- **Data block**
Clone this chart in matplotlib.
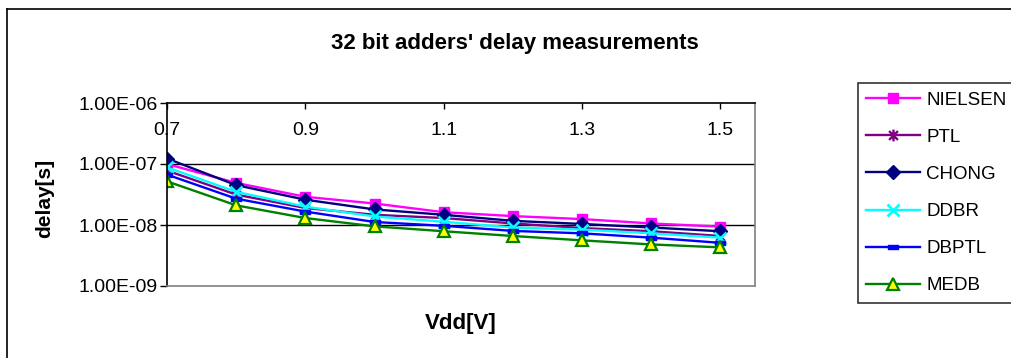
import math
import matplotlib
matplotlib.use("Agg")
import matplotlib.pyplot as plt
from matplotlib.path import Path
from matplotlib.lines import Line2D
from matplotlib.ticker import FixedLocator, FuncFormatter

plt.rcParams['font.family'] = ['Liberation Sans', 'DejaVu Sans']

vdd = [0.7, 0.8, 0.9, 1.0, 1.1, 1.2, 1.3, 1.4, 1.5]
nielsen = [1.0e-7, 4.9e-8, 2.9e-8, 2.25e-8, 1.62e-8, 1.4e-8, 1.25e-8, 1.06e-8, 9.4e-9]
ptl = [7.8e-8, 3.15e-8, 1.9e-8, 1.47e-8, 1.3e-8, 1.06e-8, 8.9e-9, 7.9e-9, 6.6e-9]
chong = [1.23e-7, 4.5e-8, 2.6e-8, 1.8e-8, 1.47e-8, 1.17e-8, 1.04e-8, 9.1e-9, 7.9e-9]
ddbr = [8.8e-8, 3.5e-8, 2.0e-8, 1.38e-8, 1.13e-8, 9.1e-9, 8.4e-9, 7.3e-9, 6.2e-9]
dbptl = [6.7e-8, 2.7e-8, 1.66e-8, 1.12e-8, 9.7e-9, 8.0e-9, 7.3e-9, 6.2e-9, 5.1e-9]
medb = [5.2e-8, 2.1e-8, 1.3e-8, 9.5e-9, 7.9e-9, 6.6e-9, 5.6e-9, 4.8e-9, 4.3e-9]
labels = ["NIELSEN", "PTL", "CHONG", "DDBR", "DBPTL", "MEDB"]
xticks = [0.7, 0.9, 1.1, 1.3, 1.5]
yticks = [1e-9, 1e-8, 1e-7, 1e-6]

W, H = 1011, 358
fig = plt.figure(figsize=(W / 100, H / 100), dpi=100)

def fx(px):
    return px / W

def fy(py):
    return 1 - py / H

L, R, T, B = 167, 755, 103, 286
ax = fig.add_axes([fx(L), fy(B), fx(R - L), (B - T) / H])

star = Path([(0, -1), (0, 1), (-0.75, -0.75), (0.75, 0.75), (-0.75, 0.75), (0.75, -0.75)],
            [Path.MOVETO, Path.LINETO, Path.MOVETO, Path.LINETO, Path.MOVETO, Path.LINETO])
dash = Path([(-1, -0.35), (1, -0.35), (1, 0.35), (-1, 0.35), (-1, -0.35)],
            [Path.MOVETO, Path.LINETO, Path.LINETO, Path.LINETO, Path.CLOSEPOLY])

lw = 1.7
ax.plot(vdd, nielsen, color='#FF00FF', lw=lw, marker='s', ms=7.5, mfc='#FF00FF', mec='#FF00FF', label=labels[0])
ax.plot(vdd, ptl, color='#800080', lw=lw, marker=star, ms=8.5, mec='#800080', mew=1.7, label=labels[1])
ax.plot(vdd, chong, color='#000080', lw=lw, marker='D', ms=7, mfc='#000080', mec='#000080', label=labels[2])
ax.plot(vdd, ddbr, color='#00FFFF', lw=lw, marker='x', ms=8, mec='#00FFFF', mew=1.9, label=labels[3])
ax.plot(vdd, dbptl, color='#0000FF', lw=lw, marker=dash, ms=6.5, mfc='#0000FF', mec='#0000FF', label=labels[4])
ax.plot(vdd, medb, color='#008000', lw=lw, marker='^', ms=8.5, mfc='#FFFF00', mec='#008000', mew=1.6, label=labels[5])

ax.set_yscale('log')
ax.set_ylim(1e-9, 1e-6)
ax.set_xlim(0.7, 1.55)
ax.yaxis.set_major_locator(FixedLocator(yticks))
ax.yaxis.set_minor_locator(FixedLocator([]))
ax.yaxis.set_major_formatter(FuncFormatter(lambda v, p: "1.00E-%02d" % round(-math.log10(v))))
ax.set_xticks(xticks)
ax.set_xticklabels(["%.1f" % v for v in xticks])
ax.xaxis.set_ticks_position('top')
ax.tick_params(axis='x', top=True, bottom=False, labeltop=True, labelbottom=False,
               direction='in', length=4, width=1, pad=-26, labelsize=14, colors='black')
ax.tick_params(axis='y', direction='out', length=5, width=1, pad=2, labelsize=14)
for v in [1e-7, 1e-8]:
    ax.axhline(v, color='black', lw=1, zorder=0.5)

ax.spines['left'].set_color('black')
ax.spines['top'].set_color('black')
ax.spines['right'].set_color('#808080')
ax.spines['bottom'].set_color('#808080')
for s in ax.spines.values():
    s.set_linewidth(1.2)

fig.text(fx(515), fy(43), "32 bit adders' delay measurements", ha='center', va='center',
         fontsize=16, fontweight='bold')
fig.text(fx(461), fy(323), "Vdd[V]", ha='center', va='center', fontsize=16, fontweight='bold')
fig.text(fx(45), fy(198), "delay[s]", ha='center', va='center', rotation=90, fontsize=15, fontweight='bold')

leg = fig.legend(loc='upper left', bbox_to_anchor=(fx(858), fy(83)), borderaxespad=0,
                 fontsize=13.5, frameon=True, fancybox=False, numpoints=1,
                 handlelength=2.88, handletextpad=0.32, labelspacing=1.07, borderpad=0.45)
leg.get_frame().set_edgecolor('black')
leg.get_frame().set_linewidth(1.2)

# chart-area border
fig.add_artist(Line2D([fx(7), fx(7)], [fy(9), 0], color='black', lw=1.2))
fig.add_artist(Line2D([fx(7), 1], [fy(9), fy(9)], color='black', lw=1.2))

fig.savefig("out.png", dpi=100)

- **Brief**
Extract the lines exactly, please: the first line of the listing, the line with "Path.LINETO, Path.LINETO, Path.CLOSEPOLY])", and every line between them, but no pictures.

- **Exercise solution**
Clone this chart in matplotlib.
import math
import matplotlib
matplotlib.use("Agg")
import matplotlib.pyplot as plt
from matplotlib.path import Path
from matplotlib.lines import Line2D
from matplotlib.ticker import FixedLocator, FuncFormatter

plt.rcParams['font.family'] = ['Liberation Sans', 'DejaVu Sans']

vdd = [0.7, 0.8, 0.9, 1.0, 1.1, 1.2, 1.3, 1.4, 1.5]
nielsen = [1.0e-7, 4.9e-8, 2.9e-8, 2.25e-8, 1.62e-8, 1.4e-8, 1.25e-8, 1.06e-8, 9.4e-9]
ptl = [7.8e-8, 3.15e-8, 1.9e-8, 1.47e-8, 1.3e-8, 1.06e-8, 8.9e-9, 7.9e-9, 6.6e-9]
chong = [1.23e-7, 4.5e-8, 2.6e-8, 1.8e-8, 1.47e-8, 1.17e-8, 1.04e-8, 9.1e-9, 7.9e-9]
ddbr = [8.8e-8, 3.5e-8, 2.0e-8, 1.38e-8, 1.13e-8, 9.1e-9, 8.4e-9, 7.3e-9, 6.2e-9]
dbptl = [6.7e-8, 2.7e-8, 1.66e-8, 1.12e-8, 9.7e-9, 8.0e-9, 7.3e-9, 6.2e-9, 5.1e-9]
medb = [5.2e-8, 2.1e-8, 1.3e-8, 9.5e-9, 7.9e-9, 6.6e-9, 5.6e-9, 4.8e-9, 4.3e-9]
labels = ["NIELSEN", "PTL", "CHONG", "DDBR", "DBPTL", "MEDB"]
xticks = [0.7, 0.9, 1.1, 1.3, 1.5]
yticks = [1e-9, 1e-8, 1e-7, 1e-6]

W, H = 1011, 358
fig = plt.figure(figsize=(W / 100, H / 100), dpi=100)

def fx(px):
    return px / W

def fy(py):
    return 1 - py / H

L, R, T, B = 167, 755, 103, 286
ax = fig.add_axes([fx(L), fy(B), fx(R - L), (B - T) / H])

star = Path([(0, -1), (0, 1), (-0.75, -0.75), (0.75, 0.75), (-0.75, 0.75), (0.75, -0.75)],
            [Path.MOVETO, Path.LINETO, Path.MOVETO, Path.LINETO, Path.MOVETO, Path.LINETO])
dash = Path([(-1, -0.35), (1, -0.35), (1, 0.35), (-1, 0.35), (-1, -0.35)],
            [Path.MOVETO, Path.LINETO, Path.LINETO, Path.LINETO, Path.CLOSEPOLY])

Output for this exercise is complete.